DATA PROVIDED =>

++++++

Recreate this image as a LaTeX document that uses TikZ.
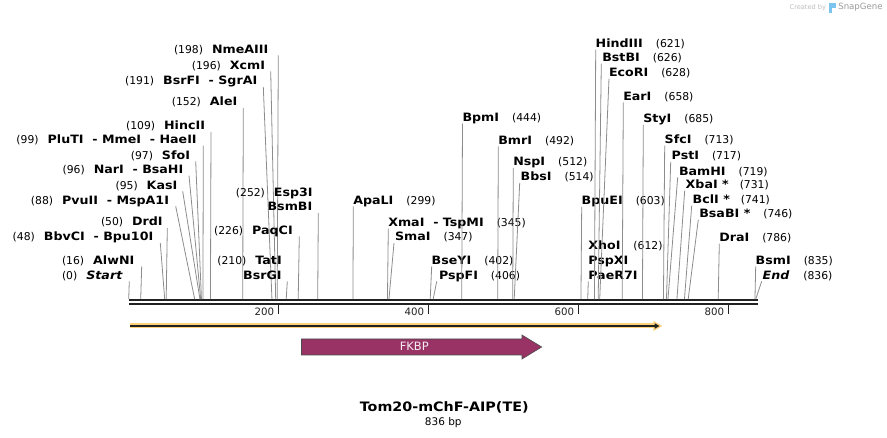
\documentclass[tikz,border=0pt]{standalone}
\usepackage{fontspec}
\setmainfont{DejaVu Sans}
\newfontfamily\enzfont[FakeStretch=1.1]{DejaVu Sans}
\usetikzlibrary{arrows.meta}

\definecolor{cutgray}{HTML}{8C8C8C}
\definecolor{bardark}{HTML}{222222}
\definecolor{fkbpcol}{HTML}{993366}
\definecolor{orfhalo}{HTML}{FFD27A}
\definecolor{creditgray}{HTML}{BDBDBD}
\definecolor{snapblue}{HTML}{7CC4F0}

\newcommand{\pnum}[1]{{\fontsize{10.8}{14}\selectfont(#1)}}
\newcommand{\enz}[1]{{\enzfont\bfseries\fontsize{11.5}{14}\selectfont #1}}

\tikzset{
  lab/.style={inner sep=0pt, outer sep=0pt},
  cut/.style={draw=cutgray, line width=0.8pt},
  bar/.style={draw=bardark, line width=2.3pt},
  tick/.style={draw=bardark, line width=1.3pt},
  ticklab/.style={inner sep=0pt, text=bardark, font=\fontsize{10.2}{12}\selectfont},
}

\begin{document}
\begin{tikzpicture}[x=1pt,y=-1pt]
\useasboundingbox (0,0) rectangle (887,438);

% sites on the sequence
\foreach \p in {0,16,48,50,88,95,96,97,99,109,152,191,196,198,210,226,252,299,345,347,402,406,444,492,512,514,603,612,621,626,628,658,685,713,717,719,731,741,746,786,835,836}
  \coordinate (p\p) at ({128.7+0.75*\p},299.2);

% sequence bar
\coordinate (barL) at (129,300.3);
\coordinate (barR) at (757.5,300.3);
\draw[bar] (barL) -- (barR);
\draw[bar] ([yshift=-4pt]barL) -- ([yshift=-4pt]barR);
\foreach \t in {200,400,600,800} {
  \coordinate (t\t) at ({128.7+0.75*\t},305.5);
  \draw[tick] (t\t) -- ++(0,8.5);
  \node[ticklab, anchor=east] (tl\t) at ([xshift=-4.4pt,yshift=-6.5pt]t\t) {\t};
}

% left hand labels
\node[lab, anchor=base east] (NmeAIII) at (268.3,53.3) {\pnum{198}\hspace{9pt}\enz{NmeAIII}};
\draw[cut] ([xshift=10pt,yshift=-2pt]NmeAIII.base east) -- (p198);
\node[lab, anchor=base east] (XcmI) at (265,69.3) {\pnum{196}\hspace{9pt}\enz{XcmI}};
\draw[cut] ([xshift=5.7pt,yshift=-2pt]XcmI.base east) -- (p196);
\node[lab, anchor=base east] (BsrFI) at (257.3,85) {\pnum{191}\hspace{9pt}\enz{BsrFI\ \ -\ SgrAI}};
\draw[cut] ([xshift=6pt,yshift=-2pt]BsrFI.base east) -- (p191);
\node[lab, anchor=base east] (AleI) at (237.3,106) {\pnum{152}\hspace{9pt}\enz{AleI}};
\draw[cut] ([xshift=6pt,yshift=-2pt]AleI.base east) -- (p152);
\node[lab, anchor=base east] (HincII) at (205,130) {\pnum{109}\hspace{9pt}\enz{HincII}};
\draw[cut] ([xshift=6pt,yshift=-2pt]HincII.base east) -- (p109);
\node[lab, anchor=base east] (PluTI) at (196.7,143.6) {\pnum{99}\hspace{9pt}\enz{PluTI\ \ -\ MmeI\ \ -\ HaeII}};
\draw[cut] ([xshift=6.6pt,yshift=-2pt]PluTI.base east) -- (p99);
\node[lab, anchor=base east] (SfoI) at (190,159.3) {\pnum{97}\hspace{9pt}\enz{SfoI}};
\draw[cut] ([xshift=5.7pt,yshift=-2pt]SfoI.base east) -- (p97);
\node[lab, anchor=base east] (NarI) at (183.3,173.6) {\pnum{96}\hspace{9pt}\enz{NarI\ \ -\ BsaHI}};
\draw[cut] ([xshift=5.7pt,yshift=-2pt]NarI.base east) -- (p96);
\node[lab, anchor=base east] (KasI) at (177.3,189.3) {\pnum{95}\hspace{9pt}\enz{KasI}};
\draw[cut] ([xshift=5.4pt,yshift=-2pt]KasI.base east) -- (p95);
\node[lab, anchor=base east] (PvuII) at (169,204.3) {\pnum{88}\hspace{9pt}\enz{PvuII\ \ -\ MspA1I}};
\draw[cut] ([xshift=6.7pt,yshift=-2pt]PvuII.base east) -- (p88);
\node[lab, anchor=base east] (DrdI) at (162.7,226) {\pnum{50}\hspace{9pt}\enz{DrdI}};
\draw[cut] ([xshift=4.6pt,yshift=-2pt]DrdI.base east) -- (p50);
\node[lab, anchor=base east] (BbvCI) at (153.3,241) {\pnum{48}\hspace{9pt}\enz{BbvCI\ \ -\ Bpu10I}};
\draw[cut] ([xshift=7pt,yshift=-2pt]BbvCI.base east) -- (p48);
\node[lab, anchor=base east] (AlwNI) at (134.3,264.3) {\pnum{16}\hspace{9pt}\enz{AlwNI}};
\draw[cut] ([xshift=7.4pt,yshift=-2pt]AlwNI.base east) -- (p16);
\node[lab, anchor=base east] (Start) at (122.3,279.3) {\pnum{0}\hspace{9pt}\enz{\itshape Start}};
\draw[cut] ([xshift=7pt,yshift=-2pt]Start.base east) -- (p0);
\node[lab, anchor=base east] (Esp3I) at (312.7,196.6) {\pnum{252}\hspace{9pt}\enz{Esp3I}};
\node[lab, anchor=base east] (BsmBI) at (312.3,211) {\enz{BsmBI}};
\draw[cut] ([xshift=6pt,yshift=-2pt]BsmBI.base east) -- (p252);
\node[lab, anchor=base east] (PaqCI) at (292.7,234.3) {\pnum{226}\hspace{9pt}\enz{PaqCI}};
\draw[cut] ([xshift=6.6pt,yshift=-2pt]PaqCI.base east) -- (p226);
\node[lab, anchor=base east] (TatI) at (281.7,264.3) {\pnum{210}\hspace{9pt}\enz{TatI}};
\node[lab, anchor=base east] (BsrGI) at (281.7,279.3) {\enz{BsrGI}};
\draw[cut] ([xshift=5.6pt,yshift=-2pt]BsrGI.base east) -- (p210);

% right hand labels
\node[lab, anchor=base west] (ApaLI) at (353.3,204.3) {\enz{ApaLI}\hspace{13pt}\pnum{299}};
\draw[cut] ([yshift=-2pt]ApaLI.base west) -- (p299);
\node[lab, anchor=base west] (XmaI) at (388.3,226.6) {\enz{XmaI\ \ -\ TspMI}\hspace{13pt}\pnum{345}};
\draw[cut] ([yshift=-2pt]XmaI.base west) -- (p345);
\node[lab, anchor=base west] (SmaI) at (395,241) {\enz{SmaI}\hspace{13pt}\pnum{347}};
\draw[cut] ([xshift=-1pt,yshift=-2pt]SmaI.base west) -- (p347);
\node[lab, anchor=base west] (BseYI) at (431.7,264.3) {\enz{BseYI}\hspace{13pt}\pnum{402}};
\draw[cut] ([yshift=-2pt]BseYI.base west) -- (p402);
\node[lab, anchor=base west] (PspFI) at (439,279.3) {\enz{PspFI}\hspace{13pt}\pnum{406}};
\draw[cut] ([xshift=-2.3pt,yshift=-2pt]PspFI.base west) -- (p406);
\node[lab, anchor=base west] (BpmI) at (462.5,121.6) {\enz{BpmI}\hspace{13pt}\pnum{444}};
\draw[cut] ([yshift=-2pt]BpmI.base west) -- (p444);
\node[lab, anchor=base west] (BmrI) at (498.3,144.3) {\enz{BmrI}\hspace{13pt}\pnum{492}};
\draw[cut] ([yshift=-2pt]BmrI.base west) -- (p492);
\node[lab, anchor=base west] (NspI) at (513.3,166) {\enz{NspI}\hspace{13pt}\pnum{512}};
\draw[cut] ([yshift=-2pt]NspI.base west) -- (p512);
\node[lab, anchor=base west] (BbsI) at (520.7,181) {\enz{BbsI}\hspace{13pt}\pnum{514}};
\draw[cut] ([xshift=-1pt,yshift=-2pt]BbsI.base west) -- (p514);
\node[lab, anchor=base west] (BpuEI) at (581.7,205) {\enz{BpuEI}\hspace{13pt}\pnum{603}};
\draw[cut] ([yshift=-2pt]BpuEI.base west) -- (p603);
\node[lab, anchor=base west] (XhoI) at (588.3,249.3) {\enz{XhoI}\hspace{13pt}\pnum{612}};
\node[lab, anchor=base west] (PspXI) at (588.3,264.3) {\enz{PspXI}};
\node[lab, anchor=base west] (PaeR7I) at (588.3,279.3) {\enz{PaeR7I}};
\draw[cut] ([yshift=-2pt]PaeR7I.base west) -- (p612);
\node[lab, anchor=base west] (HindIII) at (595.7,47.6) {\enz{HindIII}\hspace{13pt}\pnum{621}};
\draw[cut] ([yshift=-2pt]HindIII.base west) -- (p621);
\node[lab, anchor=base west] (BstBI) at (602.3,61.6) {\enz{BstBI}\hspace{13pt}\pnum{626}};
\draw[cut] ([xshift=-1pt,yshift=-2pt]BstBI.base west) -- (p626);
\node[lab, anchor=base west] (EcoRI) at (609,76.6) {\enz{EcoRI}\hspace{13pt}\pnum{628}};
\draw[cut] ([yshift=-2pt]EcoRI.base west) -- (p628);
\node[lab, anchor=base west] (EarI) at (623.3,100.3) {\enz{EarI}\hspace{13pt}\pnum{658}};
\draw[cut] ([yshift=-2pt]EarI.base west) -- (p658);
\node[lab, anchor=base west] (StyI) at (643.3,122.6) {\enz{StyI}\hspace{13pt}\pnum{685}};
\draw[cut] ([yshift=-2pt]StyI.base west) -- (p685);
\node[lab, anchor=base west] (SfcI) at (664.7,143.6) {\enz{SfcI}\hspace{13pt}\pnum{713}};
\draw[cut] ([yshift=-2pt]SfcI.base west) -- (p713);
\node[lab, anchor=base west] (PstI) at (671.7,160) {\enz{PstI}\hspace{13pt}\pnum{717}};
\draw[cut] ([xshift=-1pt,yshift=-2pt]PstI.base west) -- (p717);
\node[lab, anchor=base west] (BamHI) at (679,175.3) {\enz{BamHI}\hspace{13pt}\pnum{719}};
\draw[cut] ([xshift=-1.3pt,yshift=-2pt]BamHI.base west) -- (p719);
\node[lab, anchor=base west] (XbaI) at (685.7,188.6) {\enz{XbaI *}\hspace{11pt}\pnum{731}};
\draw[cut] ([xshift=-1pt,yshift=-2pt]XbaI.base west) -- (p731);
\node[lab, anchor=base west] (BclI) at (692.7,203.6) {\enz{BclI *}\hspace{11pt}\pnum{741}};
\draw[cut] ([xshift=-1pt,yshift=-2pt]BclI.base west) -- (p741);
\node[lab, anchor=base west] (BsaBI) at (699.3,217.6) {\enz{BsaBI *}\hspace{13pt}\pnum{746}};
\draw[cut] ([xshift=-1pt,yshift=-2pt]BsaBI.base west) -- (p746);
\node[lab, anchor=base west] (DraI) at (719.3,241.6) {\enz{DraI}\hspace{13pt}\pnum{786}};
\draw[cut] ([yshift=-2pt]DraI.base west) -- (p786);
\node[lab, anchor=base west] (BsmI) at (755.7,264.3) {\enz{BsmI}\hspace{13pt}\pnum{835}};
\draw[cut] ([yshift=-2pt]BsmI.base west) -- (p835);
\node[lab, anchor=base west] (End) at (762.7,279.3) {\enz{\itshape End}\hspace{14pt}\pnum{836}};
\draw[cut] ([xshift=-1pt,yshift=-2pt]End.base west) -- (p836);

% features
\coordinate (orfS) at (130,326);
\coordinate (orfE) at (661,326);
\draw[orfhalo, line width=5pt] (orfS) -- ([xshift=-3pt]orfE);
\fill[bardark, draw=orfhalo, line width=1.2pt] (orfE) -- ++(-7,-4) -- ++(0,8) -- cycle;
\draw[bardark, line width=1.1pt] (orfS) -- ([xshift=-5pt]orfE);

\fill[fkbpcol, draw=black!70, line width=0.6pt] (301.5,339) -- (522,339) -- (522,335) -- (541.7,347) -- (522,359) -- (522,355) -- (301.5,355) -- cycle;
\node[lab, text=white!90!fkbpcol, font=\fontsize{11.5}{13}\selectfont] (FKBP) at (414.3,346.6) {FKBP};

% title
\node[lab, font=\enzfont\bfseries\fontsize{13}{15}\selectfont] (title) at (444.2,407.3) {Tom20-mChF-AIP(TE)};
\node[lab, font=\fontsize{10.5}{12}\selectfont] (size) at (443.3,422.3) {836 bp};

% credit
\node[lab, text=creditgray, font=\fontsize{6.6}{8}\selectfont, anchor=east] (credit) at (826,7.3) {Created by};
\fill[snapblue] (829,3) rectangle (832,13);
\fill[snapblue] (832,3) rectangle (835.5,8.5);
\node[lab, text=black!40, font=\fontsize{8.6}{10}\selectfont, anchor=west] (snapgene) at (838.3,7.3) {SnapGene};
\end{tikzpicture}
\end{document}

++++++

Without any pictures, reproduce the lines from the first one in the material through the line that has "(0,0) rectangle (887,438);", exactly as they appear.

CORRECT OUTPUT =>
Recreate this image as a LaTeX document that uses TikZ.
\documentclass[tikz,border=0pt]{standalone}
\usepackage{fontspec}
\setmainfont{DejaVu Sans}
\newfontfamily\enzfont[FakeStretch=1.1]{DejaVu Sans}
\usetikzlibrary{arrows.meta}

\definecolor{cutgray}{HTML}{8C8C8C}
\definecolor{bardark}{HTML}{222222}
\definecolor{fkbpcol}{HTML}{993366}
\definecolor{orfhalo}{HTML}{FFD27A}
\definecolor{creditgray}{HTML}{BDBDBD}
\definecolor{snapblue}{HTML}{7CC4F0}

\newcommand{\pnum}[1]{{\fontsize{10.8}{14}\selectfont(#1)}}
\newcommand{\enz}[1]{{\enzfont\bfseries\fontsize{11.5}{14}\selectfont #1}}

\tikzset{
  lab/.style={inner sep=0pt, outer sep=0pt},
  cut/.style={draw=cutgray, line width=0.8pt},
  bar/.style={draw=bardark, line width=2.3pt},
  tick/.style={draw=bardark, line width=1.3pt},
  ticklab/.style={inner sep=0pt, text=bardark, font=\fontsize{10.2}{12}\selectfont},
}

\begin{document}
\begin{tikzpicture}[x=1pt,y=-1pt]
\useasboundingbox (0,0) rectangle (887,438);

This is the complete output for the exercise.